4. Toplumsal Baskı ve İçsel Çatışma
Tek gecelik ilişkiler yalnızca bireyin iç dünyasında değil, toplumsal düzlemde de derin çatışmalara yol açabilir. Özellikle geleneksel toplum yapılarında, cinsellik hâlâ tabu sayılırken, bu tür ilişkiler ciddi ahlaki yargılarla karşı karşıya kalır. Toplum, bireyin yaşamına müdahale ederken; birey, kendi arzuları ile toplumsal beklentiler arasında sıkışır. Bu durum da kaçınılmaz olarak bir içsel çatışmaya neden olur.
Kadınlar bu konuda daha ağır bir yük taşır. Erkekler için “deneyim” olarak adlandırılan ilişkiler, kadınlar için “ahlaksızlık” etiketiyle damgalanabilir. Bu çifte standart, kadının kendi bedeni ve arzuları üzerindeki söz hakkını sorgulamasına neden olur. Yaşanan deneyimin ardından hissedilen suçluluk, utanç ve pişmanlık; aslında toplumun dayattığı rollerin bir yansımasıdır. Birey kendi kararlarını sorgulamaya başlar: “Ben yanlış mıyım, yoksa dünya mı yanlış?”
Ancak bu çatışma sadece kadınlarla sınırlı değildir. Erkekler de görünmeyen bir baskı altındadır. Duygularını bastırmak, bağ kurmadan ilişki yaşamak ve “güçlü olmak” zorundadırlar. Bu roller onları da gerçek duygulardan uzaklaştırır. İçten içe bağ kurmak isteyen, sevilmek ve sevmek isteyen erkekler; bu arzularını zayıflık olarak gördükleri için kendilerine bile itiraf edemez hâle gelirler.
Toplumun birey üzerinde kurduğu bu tahakküm, kişinin kendi sesiyle yüzleşmesini engeller. Birey bir yandan özgür olduğunu zannederken, diğer yandan içindeki suçluluk ve eksiklik duygusuyla baş etmeye çalışır. Sonuçta ortaya çıkan şey; gerçek duygularla bağ kuramayan, kendiyle barışamayan ve hep bir şeyleri “eksik” hisseden bir ruh halidir.
Sonuç
Tek gecelik ilişkiler, modern çağın hızlı, bağsız ve yüzeysel yaşam biçiminin bir yansımasıdır. Ancak bu tür ilişkilerin ardında, çoğu zaman dile getirilmeyen ama derinlemesine hissedilen ruhsal yaralar gizlidir. Duygusal yoksunluk, özsaygı kaybı, ruhsal yorgunluk ve toplumsal baskılar; bireyin iç dünyasında kalıcı izler bırakabilir. Bu deneyimler, kişiyi sadece başkalarına değil, kendine karşı da yabancılaştırabilir.

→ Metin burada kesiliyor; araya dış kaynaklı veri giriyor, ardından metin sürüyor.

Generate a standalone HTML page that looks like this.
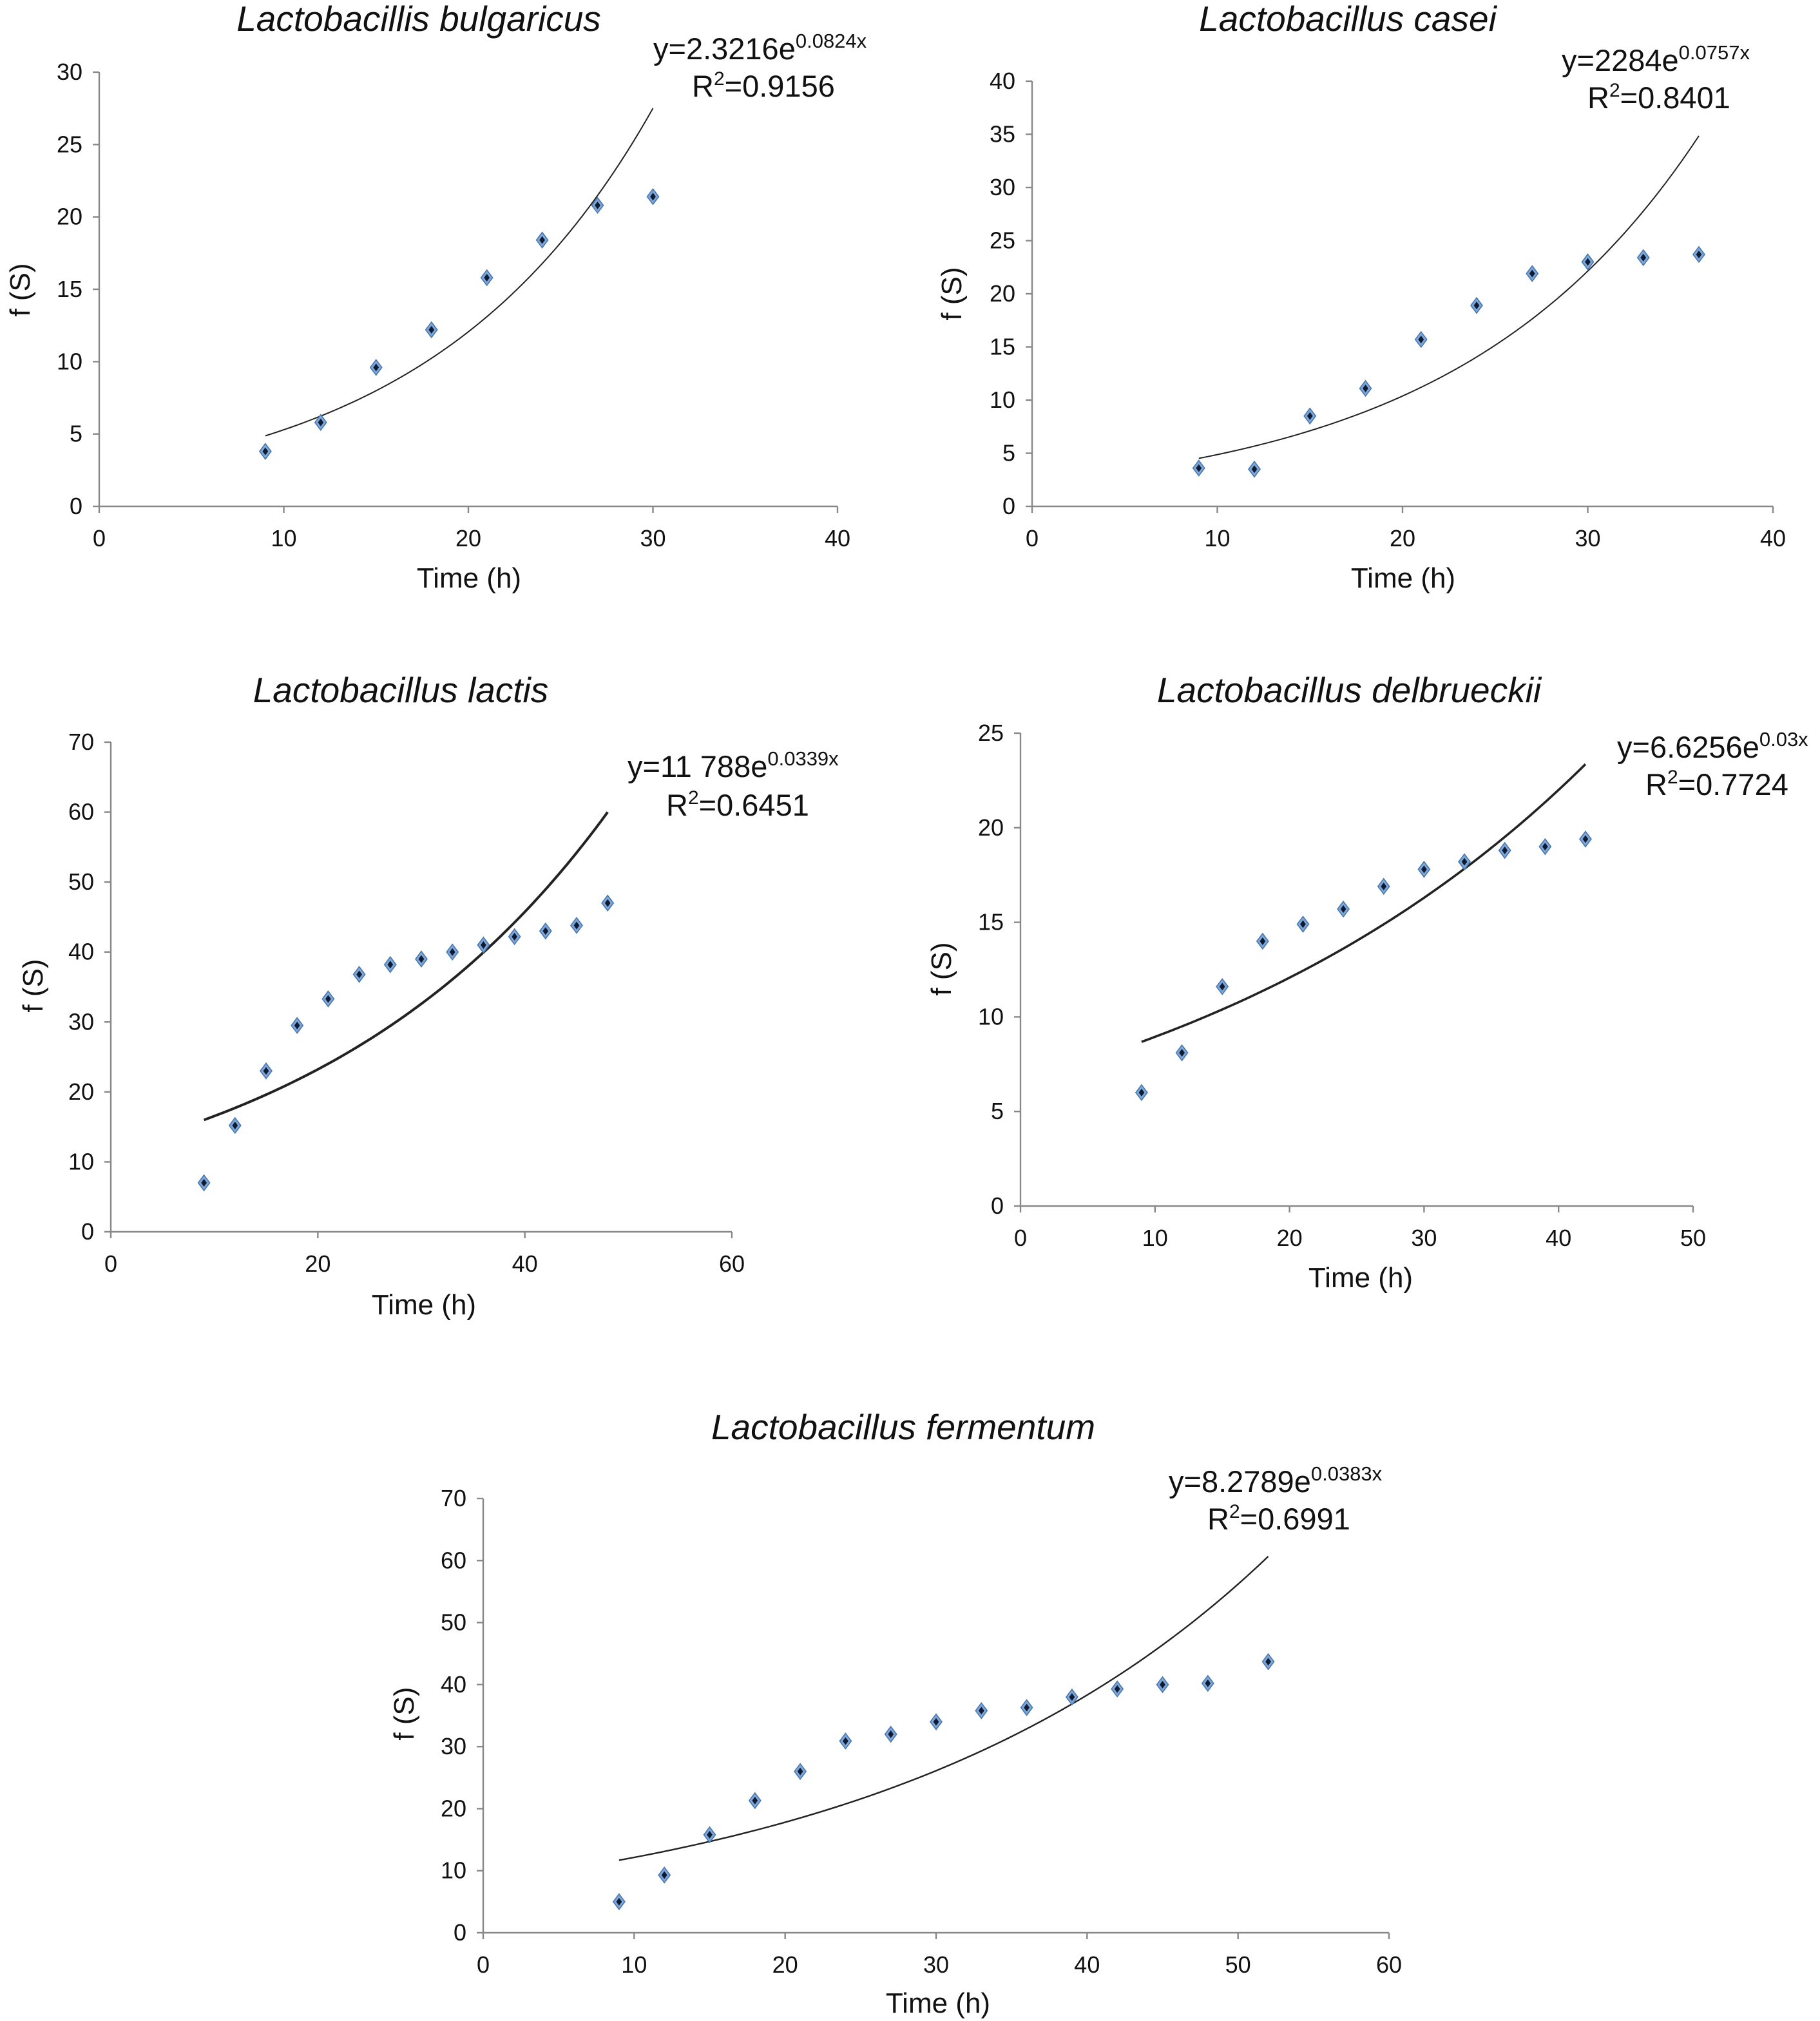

İnsan, bağ kurmak üzere yaratılmıştır. Anlamlı bir temas, yalnızca fiziksel değil; ruhsal ve duygusal bütünlüğü de kapsar. Anlık yakınlıkların verdiği haz, geçicidir; fakat geride bıraktığı boşluk kalıcı olabilir. Bu boşluğu doldurmanın yolu, kendine dönmek, duygularıyla yüzleşmek ve gerçekten bağ kurmaya cesaret etmektir.
Toplumun yargıları ne olursa olsun, en önemli olan bireyin kendine dürüst olmasıdır. Her insan sevilmeyi, değer görmeyi ve anlaşılmayı hak eder. Bu da yalnızca zamanla, emekle ve samimi bir karşılıkla mümkündür. Ruhun derin yaraları; yüzeysel ilişkilerle değil, derin bağlarla iyileşir.